Task brief:
For this exercise, repeat all of the material verbatim apart from its images.

Data excerpt:
━━━━━━━━━━━━━━━━━━━━━━━━━━━━━━

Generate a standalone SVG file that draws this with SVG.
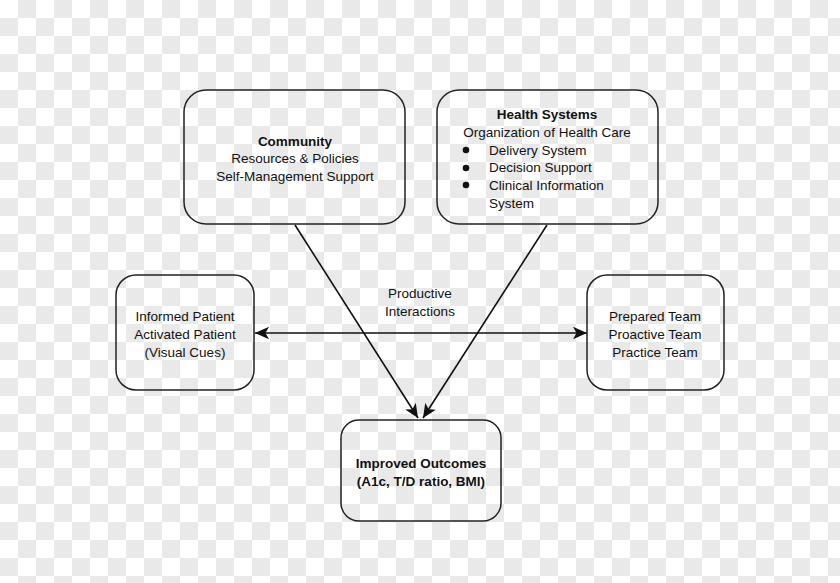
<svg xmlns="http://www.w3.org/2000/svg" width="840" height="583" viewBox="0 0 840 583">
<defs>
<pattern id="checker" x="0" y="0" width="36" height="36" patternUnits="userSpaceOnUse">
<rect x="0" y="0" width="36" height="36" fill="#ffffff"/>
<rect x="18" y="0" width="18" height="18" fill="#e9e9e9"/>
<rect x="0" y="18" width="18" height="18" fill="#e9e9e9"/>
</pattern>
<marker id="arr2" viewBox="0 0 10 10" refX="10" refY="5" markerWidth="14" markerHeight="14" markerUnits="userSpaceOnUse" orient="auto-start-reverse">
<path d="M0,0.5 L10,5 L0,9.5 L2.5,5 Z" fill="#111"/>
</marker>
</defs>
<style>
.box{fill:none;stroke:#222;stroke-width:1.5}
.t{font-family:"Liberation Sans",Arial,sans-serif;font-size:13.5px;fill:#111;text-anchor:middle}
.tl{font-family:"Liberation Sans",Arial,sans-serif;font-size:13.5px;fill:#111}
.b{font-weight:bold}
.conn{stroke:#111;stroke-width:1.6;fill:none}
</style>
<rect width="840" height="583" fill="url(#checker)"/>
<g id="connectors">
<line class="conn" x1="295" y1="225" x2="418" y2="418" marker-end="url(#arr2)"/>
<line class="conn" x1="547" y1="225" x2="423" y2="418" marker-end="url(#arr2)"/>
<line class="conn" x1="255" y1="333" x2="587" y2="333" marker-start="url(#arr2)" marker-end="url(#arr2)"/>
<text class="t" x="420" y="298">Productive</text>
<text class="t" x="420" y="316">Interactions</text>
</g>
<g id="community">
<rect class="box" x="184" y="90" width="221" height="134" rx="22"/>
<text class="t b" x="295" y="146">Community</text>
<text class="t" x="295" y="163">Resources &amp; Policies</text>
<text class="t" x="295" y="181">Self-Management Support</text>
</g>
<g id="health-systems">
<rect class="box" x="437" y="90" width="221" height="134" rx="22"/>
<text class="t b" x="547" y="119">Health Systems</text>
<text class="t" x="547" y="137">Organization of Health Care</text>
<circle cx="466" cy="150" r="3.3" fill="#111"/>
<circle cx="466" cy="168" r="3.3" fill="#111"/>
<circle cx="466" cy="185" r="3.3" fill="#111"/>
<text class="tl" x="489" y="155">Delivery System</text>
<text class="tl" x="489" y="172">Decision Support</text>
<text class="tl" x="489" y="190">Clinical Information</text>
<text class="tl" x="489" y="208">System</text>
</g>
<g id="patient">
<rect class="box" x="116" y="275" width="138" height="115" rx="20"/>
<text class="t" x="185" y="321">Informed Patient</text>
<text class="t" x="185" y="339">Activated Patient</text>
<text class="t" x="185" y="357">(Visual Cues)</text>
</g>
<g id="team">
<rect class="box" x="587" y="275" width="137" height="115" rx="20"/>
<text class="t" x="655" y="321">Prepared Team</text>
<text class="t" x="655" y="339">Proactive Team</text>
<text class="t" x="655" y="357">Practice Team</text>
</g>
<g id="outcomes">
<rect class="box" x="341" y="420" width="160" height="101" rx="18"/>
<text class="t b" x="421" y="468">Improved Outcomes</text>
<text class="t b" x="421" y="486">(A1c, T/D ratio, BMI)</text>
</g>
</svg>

━━━━━━━━━━━━━━━━━━━━━━━━━━━━━━

Answer below:
Generate a standalone SVG file that draws this with SVG.
<svg xmlns="http://www.w3.org/2000/svg" width="840" height="583" viewBox="0 0 840 583">
<defs>
<pattern id="checker" x="0" y="0" width="36" height="36" patternUnits="userSpaceOnUse">
<rect x="0" y="0" width="36" height="36" fill="#ffffff"/>
<rect x="18" y="0" width="18" height="18" fill="#e9e9e9"/>
<rect x="0" y="18" width="18" height="18" fill="#e9e9e9"/>
</pattern>
<marker id="arr2" viewBox="0 0 10 10" refX="10" refY="5" markerWidth="14" markerHeight="14" markerUnits="userSpaceOnUse" orient="auto-start-reverse">
<path d="M0,0.5 L10,5 L0,9.5 L2.5,5 Z" fill="#111"/>
</marker>
</defs>
<style>
.box{fill:none;stroke:#222;stroke-width:1.5}
.t{font-family:"Liberation Sans",Arial,sans-serif;font-size:13.5px;fill:#111;text-anchor:middle}
.tl{font-family:"Liberation Sans",Arial,sans-serif;font-size:13.5px;fill:#111}
.b{font-weight:bold}
.conn{stroke:#111;stroke-width:1.6;fill:none}
</style>
<rect width="840" height="583" fill="url(#checker)"/>
<g id="connectors">
<line class="conn" x1="295" y1="225" x2="418" y2="418" marker-end="url(#arr2)"/>
<line class="conn" x1="547" y1="225" x2="423" y2="418" marker-end="url(#arr2)"/>
<line class="conn" x1="255" y1="333" x2="587" y2="333" marker-start="url(#arr2)" marker-end="url(#arr2)"/>
<text class="t" x="420" y="298">Productive</text>
<text class="t" x="420" y="316">Interactions</text>
</g>
<g id="community">
<rect class="box" x="184" y="90" width="221" height="134" rx="22"/>
<text class="t b" x="295" y="146">Community</text>
<text class="t" x="295" y="163">Resources &amp; Policies</text>
<text class="t" x="295" y="181">Self-Management Support</text>
</g>
<g id="health-systems">
<rect class="box" x="437" y="90" width="221" height="134" rx="22"/>
<text class="t b" x="547" y="119">Health Systems</text>
<text class="t" x="547" y="137">Organization of Health Care</text>
<circle cx="466" cy="150" r="3.3" fill="#111"/>
<circle cx="466" cy="168" r="3.3" fill="#111"/>
<circle cx="466" cy="185" r="3.3" fill="#111"/>
<text class="tl" x="489" y="155">Delivery System</text>
<text class="tl" x="489" y="172">Decision Support</text>
<text class="tl" x="489" y="190">Clinical Information</text>
<text class="tl" x="489" y="208">System</text>
</g>
<g id="patient">
<rect class="box" x="116" y="275" width="138" height="115" rx="20"/>
<text class="t" x="185" y="321">Informed Patient</text>
<text class="t" x="185" y="339">Activated Patient</text>
<text class="t" x="185" y="357">(Visual Cues)</text>
</g>
<g id="team">
<rect class="box" x="587" y="275" width="137" height="115" rx="20"/>
<text class="t" x="655" y="321">Prepared Team</text>
<text class="t" x="655" y="339">Proactive Team</text>
<text class="t" x="655" y="357">Practice Team</text>
</g>
<g id="outcomes">
<rect class="box" x="341" y="420" width="160" height="101" rx="18"/>
<text class="t b" x="421" y="468">Improved Outcomes</text>
<text class="t b" x="421" y="486">(A1c, T/D ratio, BMI)</text>
</g>
</svg>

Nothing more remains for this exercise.